1. Face off: While the second round featured the blockbuster goaltender matchup of Carey Price versus Tuukka Rask, the third round will offer a similar duel. Henrik Lundqvist (2.36 GAA, 0.920 save percentage) and Price (2.32 GAA, 0.927 save percentage) have both been extremely stingy in the 2013-14 regular season. Though Price was better in the regular season, Lundqvist has allowed fewer goals in the playoffs (1.99 GAA to 2.15 for Price). Though the pair did not meet in an NHL game this year, they did go head-to-head at the Olympics, where Price’s Team Canada bested Lundqvist’s Team Sweden 3-0 for the gold medal in Sochi.
2. Red dawn: After finishing 21st in the league in goals for in the regular season (2.55 per game), the Habs found another gear in the postseason. So far, the team has averaged 3.27 goals for per outing, good enough for first overall among all playoff squads. The Canadiens have also done well at preventing goals and currently sit fourth with 2.36 average goals against. With that kind of goal differential, it’s hard not to like one’s chances!
3. Nip and tuck: It will remain to be seen whether the Montreal-New York series will be a high-scoring one or a defensive battle. The teams’ 2013-14 season meetings tend to suggest the latter possibility, as both sides have only combined for four goals in three regular season matchups. The 1.33 goals scored per game pales in comparison with the offensive output in Montreal-Ottawa (8.20 goals) or Montreal-Toronto (7.00) games this year. Then again, it’s the playoffs, so you never know.
4. Chipping in: In sports, you often hear that defense wins championships. That’s particularly true in hockey, especially when your club boasts an offensively-gifted group of rearguards like the Canadiens. Since the start of the playoffs, the Habs’ defensemen have combined to post 28 points, 12 of which have come from P.K. Subban in 11 playoff tilts. The reigning Norris Trophy winner leads the league in that particular category among defensemen thus far this postseason. For their part, the Rangers’ blueliners have registered just 19 points.
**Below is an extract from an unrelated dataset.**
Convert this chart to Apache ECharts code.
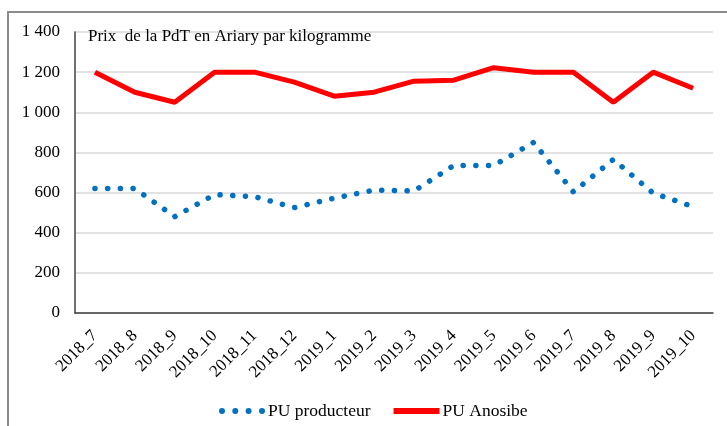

5. Montreal, Montreal: After being unable to enjoy home-ice advantage during the first two rounds of postseason play, the Canadiens can finally count on the support of the Bell Centre faithful to open a playoff series in the Eastern Conference Finals against the Rangers. While many people believe that the concept of home-ice advantage is overrated, the numbers suggest that it can be particularly impactful when all is said and done. Of the 92 series the Canadiens have started on home ice since the NHL was founded in 1917, Montreal has come out on top 68 times.